Brunswick posts strong Q1, signaling momentum for Fliteboard riders
Brunswick’s Q1 surged to US$1.4 billion in sales, and that kind of strength gives Fliteboard a bigger lift inside a deep marine machine.

Brunswick just put up the kind of first quarter that makes an eFoil rider pay attention. The company reported US$1.4 billion in net sales for the opening three months of 2026, up 13% year over year, and the strength ran through the parts of the business that matter most to Fliteboard’s future: Mercury Marine and Navico Group.
Mercury Marine kept the outboard side moving with continued global order growth and notable share gains in the U.S. retail market. Navico Group, home to Simrad, B&G, Lowrance and Mastervolt, posted the loudest number in the deck, with adjusted operating earnings up 64% year over year. Brunswick also pointed to fresh product launches at major boat shows, a reminder that this is not a company coasting on old hardware. It is still pushing new gear into the market.

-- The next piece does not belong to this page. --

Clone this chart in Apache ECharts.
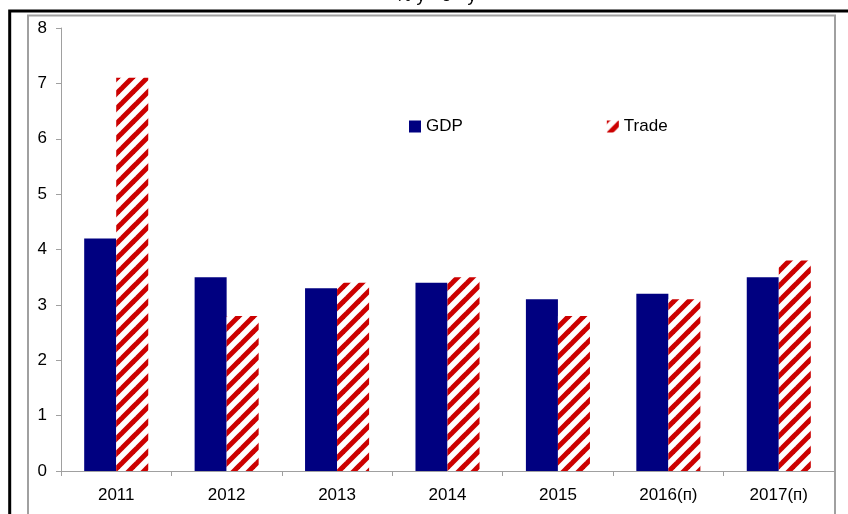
<!DOCTYPE html>
<html>
<head>
<meta charset="utf-8">
<script src="https://cdn.jsdelivr.net/npm/echarts@6/dist/echarts.min.js"></script>
<style>
  html, body { margin: 0; padding: 0; background: #fff; }
  #chart { width: 848px; height: 514px; }
</style>
</head>
<body>
<div id="chart"></div>
<script>
// Growth rates, % year over year
const years = ['2011', '2012', '2013', '2014', '2015', '2016(п)', '2017(п)'];
const gdp = [4.2, 3.5, 3.3, 3.4, 3.1, 3.2, 3.5];
const trade = [7.1, 2.8, 3.4, 3.5, 2.8, 3.1, 3.8];
const yTicks = [0, 1, 2, 3, 4, 5, 6, 7, 8];

const FONT = 'Liberation Sans, Arial, sans-serif';
const NAVY = '#000080';
const RED = '#cc0000';

// Diagonal red/white hatch tile for the Trade bars
function hatchTile() {
  const s = 15;
  const c = document.createElement('canvas');
  c.width = s; c.height = s;
  const g = c.getContext('2d');
  g.fillStyle = '#ffffff';
  g.fillRect(0, 0, s, s);
  g.strokeStyle = RED;
  g.lineWidth = 5;
  g.lineCap = 'square';
  [0, s, 2 * s].forEach((k) => {
    g.beginPath();
    g.moveTo(-s, k + s);
    g.lineTo(k + s, -s);
    g.stroke();
  });
  return c;
}

const chart = echarts.init(document.getElementById('chart'), null, { renderer: 'canvas' });

chart.setOption({
  animation: false,
  backgroundColor: '#ffffff',
  textStyle: { fontFamily: FONT },
  grid: { left: 61, right: 14, top: 28, bottom: 43, containLabel: false },
  legend: {
    left: 409, top: 118, padding: 0,
    itemWidth: 12, itemHeight: 12, itemGap: 144,
    textStyle: { fontFamily: FONT, fontSize: 17, color: '#000' },
    data: [
      { name: 'GDP', icon: 'rect' },
      { name: 'Trade', icon: 'rect' }
    ]
  },
  xAxis: {
    type: 'category',
    data: years,
    axisLine: { lineStyle: { color: '#a0a0a0', width: 1 } },
    axisTick: { show: true, length: 5, lineStyle: { color: '#a0a0a0' } },
    axisLabel: { color: '#000', fontSize: 17, fontFamily: FONT, margin: 16 }
  },
  yAxis: {
    type: 'value',
    min: yTicks[0], max: yTicks[yTicks.length - 1], interval: 1,
    splitLine: { show: false },
    axisLine: { show: true, lineStyle: { color: '#a0a0a0', width: 1 } },
    axisTick: { show: true, length: 5, lineStyle: { color: '#a0a0a0' } },
    axisLabel: { color: '#000', fontSize: 17, fontFamily: FONT, margin: 14 }
  },
  series: [
    {
      name: 'GDP', type: 'bar', data: gdp,
      barGap: '0%', barCategoryGap: '42%',
      itemStyle: { color: NAVY }
    },
    {
      name: 'Trade', type: 'bar', data: trade,
      barGap: '0%', barCategoryGap: '42%',
      itemStyle: { color: { image: hatchTile(), repeat: 'repeat' } }
    }
  ],
  graphic: [
    {
      type: 'text', x: 436, y: -13, z: 10,
      style: {
        text: '% y - o - y', fill: '#000',
        font: '18px ' + FONT, textAlign: 'center', textVerticalAlign: 'top'
      }
    },
    // inner gray frame
    {
      type: 'polyline', z: 20,
      shape: { points: [[28, 514], [28, 15.5], [835, 15.5], [835, 514]] },
      style: { stroke: '#a0a0a0', lineWidth: 2, fill: null }
    },
    // outer black frame
    {
      type: 'polyline', z: 21,
      shape: { points: [[9.7, 514], [9.7, 11], [848, 11]] },
      style: { stroke: '#000', lineWidth: 3, fill: null }
    }
  ]
});
</script>
</body>
</html>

For Fliteboard riders, that matters because the brand is no longer hanging on as a lone start-up story. Brunswick bought Fliteboard on September 5, 2023, calling it a leader in eFoiling technology and folding it into the company’s electrification and shared-access plans. That strategy sits inside Brunswick’s ACES framework, which stands for Autonomy/Assistance, Connectivity, Electrification and Shared Access. In plain terms, Fliteboard is now part of a much larger corporate play on the future of marine mobility.
That backing showed up again in January 2026, when Brunswick launched Fliteboard RACE with Mercury Racing and took it to CES 2026 in Las Vegas. The high-performance electric hydrofoil was built for elite riders and can reach top speeds of 34 mph, or 55 km/h and 30 knots. That is not niche-toy territory anymore. That is performance marketing with real engineering muscle behind it.

Fliteboard founder and CEO Nick Stickler said Brunswick’s resources would help accelerate product development, manufacturing, sales, distribution, financing and supply chain. That is the real takeaway from this quarter. Strong sales at Brunswick do not just strengthen Mercury outboards and Simrad screens. They also give Fliteboard a sturdier runway inside a company that can fund, build and push eFoils harder than a standalone brand ever could.

The category is still small next to Brunswick’s broader marine empire. But with a quarter like this, Fliteboard looks less like an experiment and more like a strategic bet that Brunswick is clearly willing to keep backing.